Objective.
Retype nothing but the lines from the start of the material up to and including the line with "line width=1pt, rounded". Pictures don't belong in the copy.

Information supplied.
"""

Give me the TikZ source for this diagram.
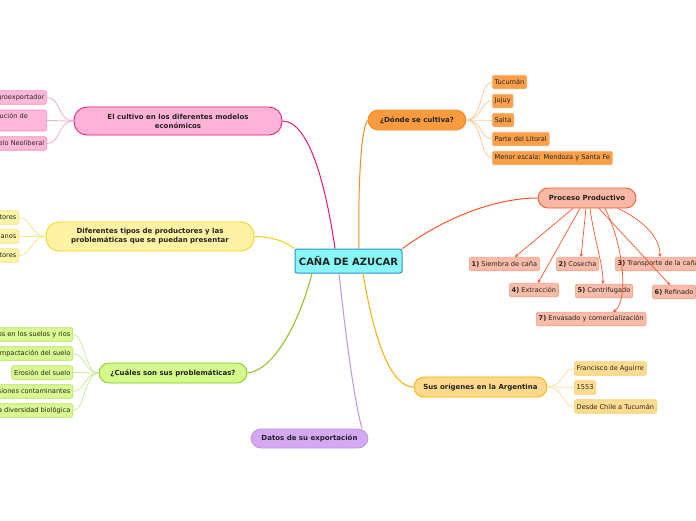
\documentclass[tikz,border=0pt]{standalone}
\usepackage{fontspec}
\setmainfont{DejaVu Sans}
\usetikzlibrary{arrows.meta}
\definecolor{txt}{HTML}{222222}
\definecolor{cenfill}{HTML}{8AF7F7}\definecolor{cendraw}{HTML}{2F8FCF}
\definecolor{pkfill}{HTML}{FFB3D6}\definecolor{pkdraw}{HTML}{E8157A}\definecolor{pkleaf}{HTML}{FFB8DA}\definecolor{pkleafd}{HTML}{F590C0}\definecolor{pkline}{HTML}{F8A9CF}
\definecolor{yefill}{HTML}{FFF3A3}\definecolor{yedraw}{HTML}{EBD21A}\definecolor{yeleaf}{HTML}{FFF4A8}\definecolor{yeleafd}{HTML}{F2E07A}\definecolor{yeline}{HTML}{F5E890}
\definecolor{grfill}{HTML}{D5FA8C}\definecolor{grdraw}{HTML}{8CC21E}\definecolor{grleaf}{HTML}{D8FA90}\definecolor{grleafd}{HTML}{B5E060}\definecolor{grline}{HTML}{CDE9A2}
\definecolor{pufill}{HTML}{D5A8F5}\definecolor{pudraw}{HTML}{B79AD2}
\definecolor{oyfill}{HTML}{FFDA8C}\definecolor{oydraw}{HTML}{F5B000}\definecolor{oyleaf}{HTML}{FFDC90}\definecolor{oyleafd}{HTML}{F8CC70}\definecolor{oyline}{HTML}{FFE0A8}
\definecolor{orfill}{HTML}{F99B3E}\definecolor{ordraw}{HTML}{F58C25}\definecolor{orleaf}{HTML}{FBA04A}\definecolor{orleafd}{HTML}{F9B070}\definecolor{orline}{HTML}{FDCB98}
\definecolor{rdfill}{HTML}{F9B8A3}\definecolor{rddraw}{HTML}{EE5A2E}\definecolor{rdleaf}{HTML}{F9BCA8}\definecolor{rdleafd}{HTML}{F3A088}\definecolor{rdline}{HTML}{F2582C}
\tikzset{
  leaf/.style={draw, rounded corners=2pt, inner sep=2.4pt, minimum height=13.5pt, line width=0.6pt, text=txt, font=\fontsize{6.6}{7.8}\selectfont},
  topic/.style={draw, rounded corners=10pt, minimum height=20pt, line width=0.8pt, text=txt, font=\bfseries\fontsize{7}{9}\selectfont, align=center},
  mainline/.style={line width=1pt},
  leafline/.style={line width=0.8pt},
  arr/.style={line width=0.7pt, draw=rdline, -{Stealth[length=3.5pt,width=3.5pt]}},
}
\begin{document}
\begin{tikzpicture}[x=1pt,y=-1pt]
\path[use as bounding box] (0,0) rectangle (696,520);
\clip (0,0) rectangle (696,520);
\fill[white] (0,0) rectangle (696,520);

% central
\node[draw=cendraw, fill=cenfill, line width=1pt, rounded corners=2pt, minimum width=107pt, minimum height=24pt, text=txt, font=\bfseries\fontsize{10}{12}\selectfont] (c) at (348.5,261) {CAÑA DE AZUCAR};

% topics
\node[topic, draw=pkdraw, fill=pkfill, minimum width=208pt, minimum height=28pt, rounded corners=13pt] (cult) at (178,121) {El cultivo en los diferentes modelos\\económicos};
\node[topic, draw=yedraw, fill=yefill, minimum width=208pt, minimum height=29pt, rounded corners=13pt] (dif) at (150,236.5) {Diferentes tipos de productores y las\\problemáticas que se puedan presentar};
\node[topic, draw=grdraw, fill=grfill, minimum width=148pt] (prob) at (173,373) {¿Cuáles son sus problemáticas?};
\node[topic, draw=pudraw, fill=pufill, minimum width=117pt, minimum height=19pt] (dat) at (309.5,438.5) {Datos de su exportación};
\node[topic, draw=oydraw, fill=oyfill, minimum width=133pt] (ori) at (480.5,387) {Sus orígenes en la Argentina};
\node[topic, draw=ordraw, fill=orfill, minimum width=98pt] (don) at (417,120) {¿Dónde se cultiva?};
\node[topic, draw=rddraw, fill=rdfill, minimum width=98pt] (pp) at (587,198) {Proceso Productivo};

% main connectors
\draw[mainline, pkdraw] (cult.east) .. controls (312,121) and (328,200) .. ([xshift=-13.5pt]c.north);
\draw[mainline, ordraw] (don.west) .. controls (360,130) and (358,200) .. ([xshift=10.5pt]c.north);
\draw[mainline, yedraw] (dif.east) .. controls (275,237) and (285,242) .. (c.north west);
\draw[mainline, rdline] (c.north east) .. controls (450,214) and (500,198) .. (pp.west);
\draw[mainline, grdraw] (prob.east) .. controls (275,370) and (300,320) .. ([xshift=-36.5pt]c.south);
\draw[mainline, pudraw] ([xshift=-9.5pt]c.south) .. controls (345,330) and (354,400) .. ([xshift=52.5pt]dat.north);
\draw[mainline, oydraw] ([xshift=14.5pt]c.south) .. controls (375,345) and (392,387) .. (ori.west);

% pink leaves
\node[leaf, draw=pkleafd, fill=pkleaf, anchor=east] (p1) at (47,97.5) {Modelo Agroexportador};
\node[leaf, draw=pkleafd, fill=pkleaf, anchor=east, text width=100pt, align=left, minimum height=21pt] (p2) at (47,120.5) {Modelo de Sustitución de\\Importaciones};
\node[leaf, draw=pkleafd, fill=pkleaf, anchor=east] (p3) at (47,143.5) {Modelo Neoliberal};
\foreach \n in {p1,p2,p3}
  \draw[leafline, pkline] (cult.west) .. controls +(-16,0) and +(14,0) .. (\n.east);

% yellow leaves
\node[leaf, draw=yeleafd, fill=yeleaf, anchor=east] (y1) at (19,217.5) {Grandes productores};
\node[leaf, draw=yeleafd, fill=yeleaf, anchor=east] (y2) at (19,236.5) {Productores medianos};
\node[leaf, draw=yeleafd, fill=yeleaf, anchor=east] (y3) at (19,255.5) {Pequeños productores};
\foreach \n in {y1,y2,y3}
  \draw[leafline, yeline] (dif.west) .. controls +(-14,0) and +(12,0) .. (\n.east);

% green leaves
\node[leaf, draw=grleafd, fill=grleaf, anchor=east] (g1) at (73,334.5) {Residuos en los suelos y ríos};
\node[leaf, draw=grleafd, fill=grleaf, anchor=east] (g2) at (73,353.5) {Compactación del suelo};
\node[leaf, draw=grleafd, fill=grleaf, anchor=east] (g3) at (73,372.5) {Erosión del suelo};
\node[leaf, draw=grleafd, fill=grleaf, anchor=east] (g4) at (73,391.5) {Emisiones contaminantes};
\node[leaf, draw=grleafd, fill=grleaf, anchor=east] (g5) at (73,410.5) {Pérdida de la diversidad biológica};
\foreach \n in {g1,g2,g3,g4,g5}
  \draw[leafline, grline] (prob.west) .. controls +(-14,0) and +(12,0) .. (\n.east);

% orange leaves
\node[leaf, draw=orleafd, fill=orleaf, anchor=west] (o1) at (492,82) {Tucumán};
\node[leaf, draw=orleafd, fill=orleaf, anchor=west] (o2) at (492,101) {Jujuy};
\node[leaf, draw=orleafd, fill=orleaf, anchor=west] (o3) at (492,120) {Salta};
\node[leaf, draw=orleafd, fill=orleaf, anchor=west] (o4) at (492,139) {Parte del Litoral};
\node[leaf, draw=orleafd, fill=orleaf, anchor=west] (o5) at (492,158) {Menor escala: Mendoza y Santa Fe};
\foreach \n in {o1,o2,o3,o4,o5}
  \draw[leafline, orline] (don.east) .. controls +(16,0) and +(-12,0) .. (\n.west);

% origins leaves
\node[leaf, draw=oyleafd, fill=oyleaf, anchor=west] (a1) at (574,368.5) {Francisco de Aguirre};
\node[leaf, draw=oyleafd, fill=oyleaf, anchor=west] (a2) at (574,387.5) {1553};
\node[leaf, draw=oyleafd, fill=oyleaf, anchor=west] (a3) at (574,406.5) {Desde Chile a Tucumán};
\foreach \n in {a1,a2,a3}
  \draw[leafline, oyline] (ori.east) .. controls +(16,0) and +(-12,0) .. (\n.west);

% process steps
\node[leaf, draw=rdleafd, fill=rdleaf, anchor=west] (s1) at (469,264) {\textbf{1)} Siembra de caña};
\node[leaf, draw=rdleafd, fill=rdleaf, anchor=west] (s2) at (556,264) {\textbf{2)} Cosecha};
\node[leaf, draw=rdleafd, fill=rdleaf, anchor=west] (s3) at (615,264) {\textbf{3)} Transporte de la caña};
\node[leaf, draw=rdleafd, fill=rdleaf, anchor=west] (s4) at (509,290) {\textbf{4)} Extracción};
\node[leaf, draw=rdleafd, fill=rdleaf, anchor=west] (s5) at (575,291) {\textbf{5)} Centrifugado};
\node[leaf, draw=rdleafd, fill=rdleaf, anchor=west] (s6) at (652,292) {\textbf{6)} Refinado};
\node[leaf, draw=rdleafd, fill=rdleaf, anchor=west] (s7) at (536,319) {\textbf{7)} Envasado y comercialización};

\draw[arr] ([xshift=-14pt]pp.south) -- ([xshift=46pt]s1.north west);
\draw[arr] ([xshift=-7pt]pp.south) -- ([xshift=29pt]s4.north west);
\draw[arr] ([xshift=-1pt]pp.south) -- ([xshift=25pt]s2.north west);
\draw[arr] ([xshift=3pt]pp.south) .. controls +(4,30) and +(0,-20) .. ([xshift=28pt]s5.north west);
\draw[arr] ([xshift=12pt]pp.south) -- ([xshift=18pt]s6.north west);
\draw[arr] ([xshift=18pt]pp.south) .. controls +(20,40) and +(15,-10) .. ([xshift=77pt]s7.north west);
\draw[arr] ([xshift=31pt]pp.south) .. controls +(25,12) and +(0,-20) .. ([xshift=45pt]s3.north west);
\end{tikzpicture}
\end{document}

"""

Written answer.
Give me the TikZ source for this diagram.
\documentclass[tikz,border=0pt]{standalone}
\usepackage{fontspec}
\setmainfont{DejaVu Sans}
\usetikzlibrary{arrows.meta}
\definecolor{txt}{HTML}{222222}
\definecolor{cenfill}{HTML}{8AF7F7}\definecolor{cendraw}{HTML}{2F8FCF}
\definecolor{pkfill}{HTML}{FFB3D6}\definecolor{pkdraw}{HTML}{E8157A}\definecolor{pkleaf}{HTML}{FFB8DA}\definecolor{pkleafd}{HTML}{F590C0}\definecolor{pkline}{HTML}{F8A9CF}
\definecolor{yefill}{HTML}{FFF3A3}\definecolor{yedraw}{HTML}{EBD21A}\definecolor{yeleaf}{HTML}{FFF4A8}\definecolor{yeleafd}{HTML}{F2E07A}\definecolor{yeline}{HTML}{F5E890}
\definecolor{grfill}{HTML}{D5FA8C}\definecolor{grdraw}{HTML}{8CC21E}\definecolor{grleaf}{HTML}{D8FA90}\definecolor{grleafd}{HTML}{B5E060}\definecolor{grline}{HTML}{CDE9A2}
\definecolor{pufill}{HTML}{D5A8F5}\definecolor{pudraw}{HTML}{B79AD2}
\definecolor{oyfill}{HTML}{FFDA8C}\definecolor{oydraw}{HTML}{F5B000}\definecolor{oyleaf}{HTML}{FFDC90}\definecolor{oyleafd}{HTML}{F8CC70}\definecolor{oyline}{HTML}{FFE0A8}
\definecolor{orfill}{HTML}{F99B3E}\definecolor{ordraw}{HTML}{F58C25}\definecolor{orleaf}{HTML}{FBA04A}\definecolor{orleafd}{HTML}{F9B070}\definecolor{orline}{HTML}{FDCB98}
\definecolor{rdfill}{HTML}{F9B8A3}\definecolor{rddraw}{HTML}{EE5A2E}\definecolor{rdleaf}{HTML}{F9BCA8}\definecolor{rdleafd}{HTML}{F3A088}\definecolor{rdline}{HTML}{F2582C}
\tikzset{
  leaf/.style={draw, rounded corners=2pt, inner sep=2.4pt, minimum height=13.5pt, line width=0.6pt, text=txt, font=\fontsize{6.6}{7.8}\selectfont},
  topic/.style={draw, rounded corners=10pt, minimum height=20pt, line width=0.8pt, text=txt, font=\bfseries\fontsize{7}{9}\selectfont, align=center},
  mainline/.style={line width=1pt},
  leafline/.style={line width=0.8pt},
  arr/.style={line width=0.7pt, draw=rdline, -{Stealth[length=3.5pt,width=3.5pt]}},
}
\begin{document}
\begin{tikzpicture}[x=1pt,y=-1pt]
\path[use as bounding box] (0,0) rectangle (696,520);
\clip (0,0) rectangle (696,520);
\fill[white] (0,0) rectangle (696,520);

% central
\node[draw=cendraw, fill=cenfill, line width=1pt, rounded corners=2pt, minimum width=107pt, minimum height=24pt, text=txt, font=\bfseries\fontsize{10}{12}\selectfont] (c) at (348.5,261) {CAÑA DE AZUCAR};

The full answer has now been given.